One artist who is practicing the idea of social sculpture in a radical manner today is Jochen Gerz. His approach is that people in a world based on the division of labour delegate the functions of art and creativity to the artist, who acts on their behalf. By buying the objects that he produces the customer participates indirectly in the creativity, imagination, spirit of adventure, sensitivity etc. that the artist has invested in the object. Gerz works on turning this relationship around. He sees the artist’s function in activating the observer and bringing him out of his observing passivity to put him in the role of the player. The artist has the role of the stimulator or producer; he provides a framework in which the former observers become players – or artists.
We live in a time in which works refer increasingly to the peripheral, subjectivist positions of individual artists. Despite all the economic successes of art on the market and in art museums it is impossible to overlook the gulf between (avant garde) art and the general public. This is where Gerz, or an artist who works in a similar manner, comes into play as he does not direct his initiatives only to an expert audience but rather consciously to a public that is far removed from museums and art. The aim is to activate a person’s creativity so they become co-authors in this concept.
This is also the starting point for artists like Hannes Egger, who comes from a philosophy background. The aim is to communicate with exhibition visitors but also time after time with people outside the artistic context. Egger is certainly not concerned with objects that act as a kind of document for actions that have been carried out, even if these are created again and again. Thus, for example, his four-day event ‘Krisenrezepte – Rezepte gegen die Krise’ (‘Crisis recipes – recipes against the crisis’) from August 25th to 29th, 2009 included discussions with some selected personalities that were held in a public gallery room during a meal of home-made food and in the presence of visitors. The subject of the discussions was the economic crisis, which was on everyone’s lips at that time; the discussions were supposed to lead to possible (individual) proposals for a solution. The location was Galerie Prisma (Bozen), which had been transformed for several weeks from a presentation room for works of art into a production and research space under the title ‘KunstLab’. On the last day of the event there was a wild herb exhibition during which everyone gathered plants in an area close to the gallery and later came together to cook and eat them.
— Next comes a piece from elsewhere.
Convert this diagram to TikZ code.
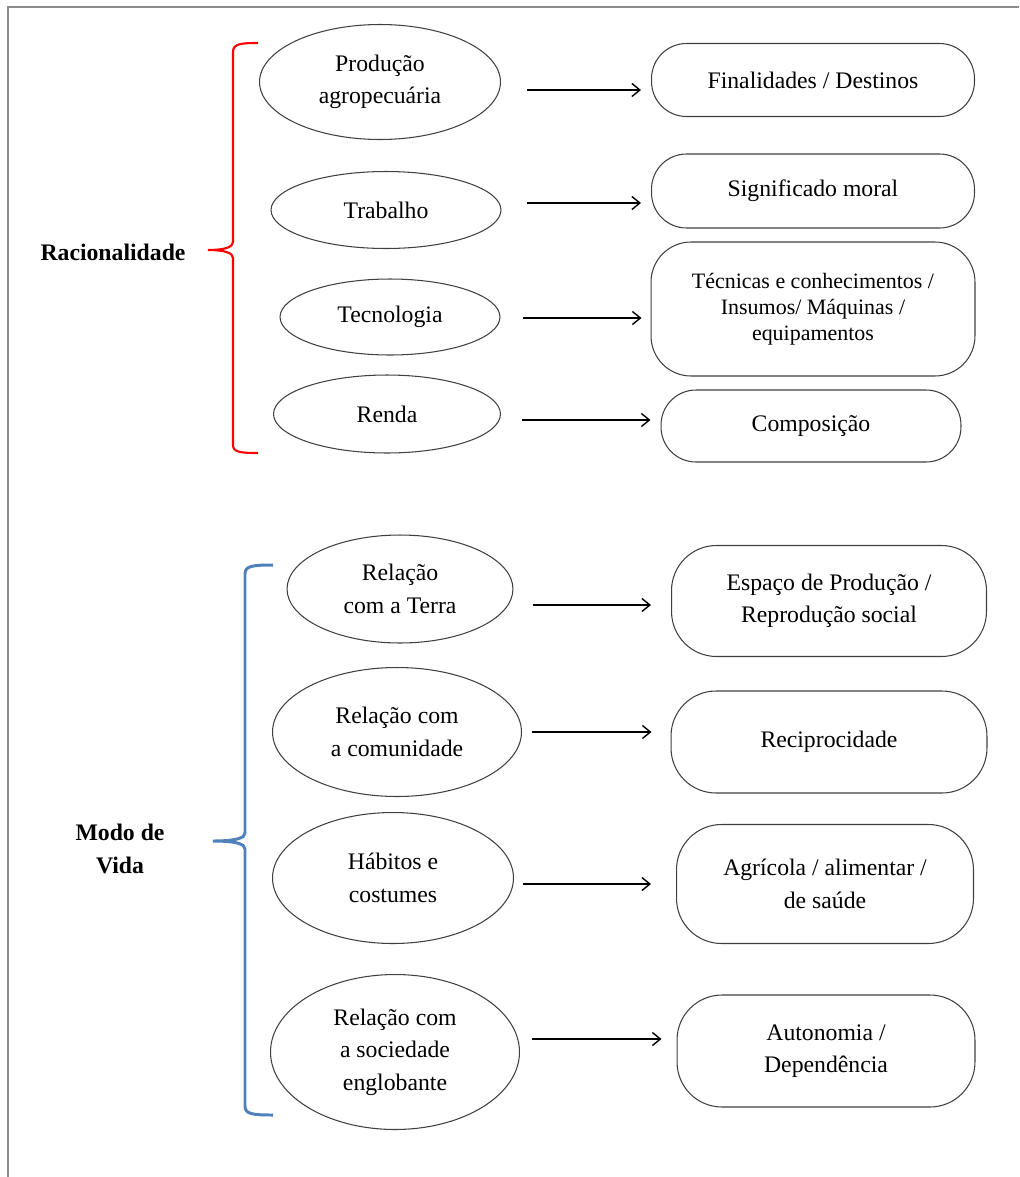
\documentclass[tikz,border=0pt]{standalone}
\usepackage{fontspec}
\setmainfont{Liberation Serif}
\usetikzlibrary{shapes.geometric,arrows.meta}
\definecolor{bracered}{RGB}{255,0,0}
\definecolor{braceblue}{RGB}{79,129,189}
\definecolor{framegray}{RGB}{140,140,140}

\begin{document}
\begin{tikzpicture}[x=0.02cm,y=-0.02cm,
  oval/.style={ellipse,draw=black!75,line width=0.6pt,inner sep=0pt,align=center,
    font=\fontsize{13.5}{18.5}\selectfont},
  pill/.style={rectangle,rounded corners=0.7cm,draw=black!75,line width=0.6pt,inner sep=0pt,
    align=center,font=\fontsize{13.5}{18.5}\selectfont},
  arr/.style={-{Straight Barb[length=1.6mm,width=2.6mm]},line width=0.8pt},
  side/.style={font=\fontsize{13.5}{19}\selectfont\bfseries,align=center}]

  \useasboundingbox (0,0) rectangle (1019,1177);
  \draw[framegray,line width=1.2pt] (8,1177) -- (8,7) -- (1019,7);

  % Racionalidade
  \node[side] (rac) at (113,252) {Racionalidade};
  \node[oval,minimum width=4.82cm,minimum height=2.3cm] (e1) at (380,82) {Produção\\agropecuária};
  \node[oval,minimum width=4.6cm,minimum height=1.54cm] (e2) at (386,210) {Trabalho};
  \node[oval,minimum width=4.4cm,minimum height=1.52cm] (e3) at (390,317) {Tecnologia};
  \node[oval,minimum width=4.54cm,minimum height=1.56cm] (e4) at (387,414) {Renda};

  \node[pill,minimum width=6.46cm,minimum height=1.46cm] (r1) at (813,80) {Finalidades / Destinos};
  \node[pill,minimum width=6.46cm,minimum height=1.48cm] (r2) at (813,191) {Significado moral};
  \node[pill,rounded corners=0.8cm,minimum width=6.48cm,minimum height=2.68cm,
    font=\fontsize{12.5}{14.7}\selectfont] (r3) at (813,309)
    {Técnicas e conhecimentos /\\Insumos/ Máquinas /\\equipamentos};
  \node[pill,minimum width=6.0cm,minimum height=1.44cm] (r4) at (811,426) {Composição};

  % Modo de Vida
  \node[side] (mod) at (120,849) {Modo de\\Vida};
  \node[oval,minimum width=4.52cm,minimum height=2.16cm] (e5) at (400,589) {Relação\\com a Terra};
  \node[oval,minimum width=4.98cm,minimum height=2.58cm] (e6) at (397,732) {Relação com\\a comunidade};
  \node[oval,minimum width=4.82cm,minimum height=2.62cm] (e7) at (393,878) {Hábitos e\\costumes};
  \node[oval,minimum width=4.98cm,minimum height=3.1cm] (e8) at (395,1052) {Relação com\\a sociedade\\englobante};

  \node[pill,rounded corners=0.9cm,minimum width=6.3cm,minimum height=2.22cm] (r5) at (829,601)
    {Espaço de Produção /\\Reprodução social};
  \node[pill,rounded corners=0.9cm,minimum width=6.32cm,minimum height=2.04cm] (r6) at (829,742) {Reciprocidade};
  \node[pill,rounded corners=0.9cm,minimum width=5.94cm,minimum height=2.38cm] (r7) at (825,884)
    {Agrícola / alimentar /\\de saúde};
  \node[pill,rounded corners=0.9cm,minimum width=5.96cm,minimum height=2.24cm] (r8) at (826,1051)
    {Autonomia /\\Dependência};

  % arrows
  \coordinate (a1) at (527,90);
  \coordinate (a2) at (527,203);
  \coordinate (a3) at (523,318);
  \coordinate (a4) at (522,420);
  \coordinate (a5) at (533,605);
  \coordinate (a6) at (532,732);
  \coordinate (a7) at (523,884);
  \coordinate (a8) at (532,1039);
  \draw[arr,shorten >=0.2cm] (a1) -- (a1 -| r1.west);
  \draw[arr,shorten >=0.2cm] (a2) -- (a2 -| r2.west);
  \draw[arr,shorten >=0.18cm] (a3) -- (a3 -| r3.west);
  \draw[arr,shorten >=0.2cm] (a4) -- (a4 -| r4.west);
  \draw[arr,shorten >=0.4cm] (a5) -- (a5 -| r5.west);
  \draw[arr,shorten >=0.38cm] (a6) -- (a6 -| r6.west);
  \draw[arr,shorten >=0.5cm] (a7) -- (a7 -| r7.west);
  \draw[arr,shorten >=0.3cm] (a8) -- (a8 -| r8.west);

  % braces
  \draw[bracered,line width=1.2pt] (258,43) .. controls (240,43) and (233,44) .. (233,52)
    -- (233,242) .. controls (233,247) and (225,250) .. (208,250)
    .. controls (225,250) and (233,253) .. (233,258)
    -- (233,445) .. controls (233,452) and (240,453) .. (258,453);
  \draw[braceblue,line width=1.7pt] (273,565) .. controls (252,565) and (245,566) .. (245,574)
    -- (245,833) .. controls (245,838) and (236,841) .. (213,841)
    .. controls (236,841) and (245,844) .. (245,849)
    -- (245,1106) .. controls (245,1114) and (252,1115) .. (273,1115);
\end{tikzpicture}
\end{document}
The presence of some visitors who sat together at the table and expressed their thoughts lifted the event out of the private sphere and into the public sphere. A photographic (and acoustic) document aims to produce the relic-like objects as references to the processes. There are no systematic recordings of the discussions but there are scraps of paper with individual statements, which are stuck to a wall and then photographed there. This partial documentation makes it clear that the actual centre of works like this lies in the action, in the passing moment, in the experiences of those who participated. Art has moved away from the object and back into the person.
It was also in 2009 – for South and North Tyrol the commemorative year for the freedom struggle in 1809 – that the work ‘Fühlst Du Dich frei?’ (‘Do you feel free?’) was realised. Eggs with a height of more than half a metre were set up in various cultural locations, including in the Museion in Bolzano, each of which with a slit in the top into which people could post their answer to this question. Initially the work comprised the act of reflection that each person underwent in order to participate. The collection of answers/messages then in a way represents the materialisation of this process. Hannes Egger sums up that the answers often associated a feeling of freedom with trips into the mountains.
An event like ‘MARK – Pissing dog’ goes back to 2009; in 2010 there were the ‘Aktionstage Politische Bildung – Lana’ (‘Political education event days – Lana’), which also included a contribution by Egger under the title ‘Solidarität und Zivilcourage’ (‘Solidarity and civil courage’) in the form of a table. This table, which can be borrowed from the artist for events, is intended as a point where social processes are crystallised. I could continue this list of events. But what are the decisive factors when it comes to the success or failure of the events? It doubtless begins with the formulation of the question by the artist: is it clear and provocative enough to raise the interest of potential participants? With which emphasis and with the help of which media (newspaper, radio, leaflets, word of mouth…) can the artist draw attention to his project? If the first point is conceptual then the second is organisational. This is where the participant’s role begins: do they feel they are being addressed? How seriously do they take the question or the topic? How much time are they willing to invest? For the second part the artist is at the mercy of his public. Only the third section returns again to the artist: he must evaluate the reaction of his public, whereby he cannot falsify the nature of the answers in the interest of his own event – even if the containers he set up as part of a public work contained mostly garbage rather than serious answers. In contrast to a work of art that might cause displeasure the answer to Egger’s events is always present. It might force the artist to change his concept next time. This kind of work demands dialogue. The decisive thing here is to stay in discussion. The actual centre of the work lies in this fact; from this perspective the objects are just waste products. The conventional relationship between the production process and the object is turned on its head, or we could also say from its head onto its feet.